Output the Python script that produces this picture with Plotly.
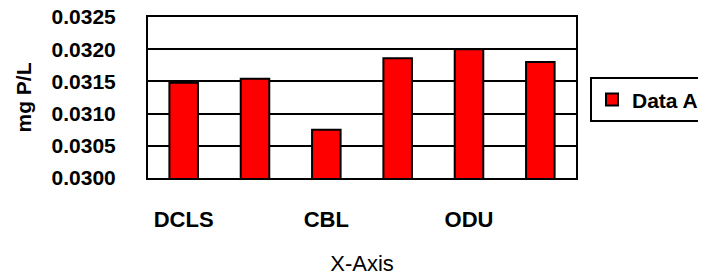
import plotly.graph_objects as go

values = [0.03148, 0.03154, 0.03075, 0.03186, 0.03200, 0.03180]
tick_labels = ["DCLS", "CBL", "ODU"]
tick_positions = [1, 3, 5]
y_ticks = [0.0300, 0.0305, 0.0310, 0.0315, 0.0320, 0.0325]
series_name = "Data A"

x_pos = list(range(1, len(values) + 1))

FONT = "Liberation Sans, Arial, sans-serif"

fig = go.Figure()
fig.add_trace(go.Bar(
    x=x_pos, y=values, name=series_name,
    marker=dict(color="#FF0000", line=dict(color="black", width=2)),
    width=0.4,
    showlegend=True,
))

# page body adds ~8px offset; figure sized to fit remaining window
fig.update_layout(
    width=698, height=269,
    margin=dict(l=140, r=130, t=9, b=99, autoexpand=False),
    paper_bgcolor="white", plot_bgcolor="white",
    font=dict(family=FONT, color="black"),
    showlegend=True,
    legend=dict(
        x=1.0327, y=0.625, xanchor="left", yanchor="top",
        bordercolor="black", borderwidth=2,
        font=dict(family=FONT, size=21, weight="bold", color="black"),
        bgcolor="white",
    ),
)

fig.update_xaxes(
    range=[0.5, 6.5],
    tickmode="array", tickvals=tick_positions, ticktext=tick_labels,
    tickfont=dict(family=FONT, size=22, weight="bold", color="black"),
    ticks="", ticklabelstandoff=21, ticklabeloverflow="allow",
    showline=True, linecolor="black", linewidth=2, mirror=True,
    showgrid=False, zeroline=False,
    title=dict(text="X-Axis", font=dict(family=FONT, size=22, color="black"), standoff=24),
)

fig.update_yaxes(
    range=[0.0300, 0.0325],
    tickmode="array", tickvals=y_ticks,
    ticktext=[f"{v:.4f}" for v in y_ticks],
    tickfont=dict(family=FONT, size=21, weight="bold", color="black"),
    ticks="", ticklabelstandoff=26, ticklabeloverflow="allow",
    showline=True, linecolor="black", linewidth=2, mirror=True,
    showgrid=True, gridcolor="black", gridwidth=2,
    zeroline=False,
    title=dict(text="mg P/L", font=dict(family=FONT, size=21, weight="bold", color="black"), standoff=14),
)

fig.write_html("out.html")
• • •
Work to complete: Extract every line of the data exactly; pictures stay out.

Answer to this problem:
Output the Python script that produces this picture with Plotly.
import plotly.graph_objects as go

values = [0.03148, 0.03154, 0.03075, 0.03186, 0.03200, 0.03180]
tick_labels = ["DCLS", "CBL", "ODU"]
tick_positions = [1, 3, 5]
y_ticks = [0.0300, 0.0305, 0.0310, 0.0315, 0.0320, 0.0325]
series_name = "Data A"

x_pos = list(range(1, len(values) + 1))

FONT = "Liberation Sans, Arial, sans-serif"

fig = go.Figure()
fig.add_trace(go.Bar(
    x=x_pos, y=values, name=series_name,
    marker=dict(color="#FF0000", line=dict(color="black", width=2)),
    width=0.4,
    showlegend=True,
))

# page body adds ~8px offset; figure sized to fit remaining window
fig.update_layout(
    width=698, height=269,
    margin=dict(l=140, r=130, t=9, b=99, autoexpand=False),
    paper_bgcolor="white", plot_bgcolor="white",
    font=dict(family=FONT, color="black"),
    showlegend=True,
    legend=dict(
        x=1.0327, y=0.625, xanchor="left", yanchor="top",
        bordercolor="black", borderwidth=2,
        font=dict(family=FONT, size=21, weight="bold", color="black"),
        bgcolor="white",
    ),
)

fig.update_xaxes(
    range=[0.5, 6.5],
    tickmode="array", tickvals=tick_positions, ticktext=tick_labels,
    tickfont=dict(family=FONT, size=22, weight="bold", color="black"),
    ticks="", ticklabelstandoff=21, ticklabeloverflow="allow",
    showline=True, linecolor="black", linewidth=2, mirror=True,
    showgrid=False, zeroline=False,
    title=dict(text="X-Axis", font=dict(family=FONT, size=22, color="black"), standoff=24),
)

fig.update_yaxes(
    range=[0.0300, 0.0325],
    tickmode="array", tickvals=y_ticks,
    ticktext=[f"{v:.4f}" for v in y_ticks],
    tickfont=dict(family=FONT, size=21, weight="bold", color="black"),
    ticks="", ticklabelstandoff=26, ticklabeloverflow="allow",
    showline=True, linecolor="black", linewidth=2, mirror=True,
    showgrid=True, gridcolor="black", gridwidth=2,
    zeroline=False,
    title=dict(text="mg P/L", font=dict(family=FONT, size=21, weight="bold", color="black"), standoff=14),
)

fig.write_html("out.html")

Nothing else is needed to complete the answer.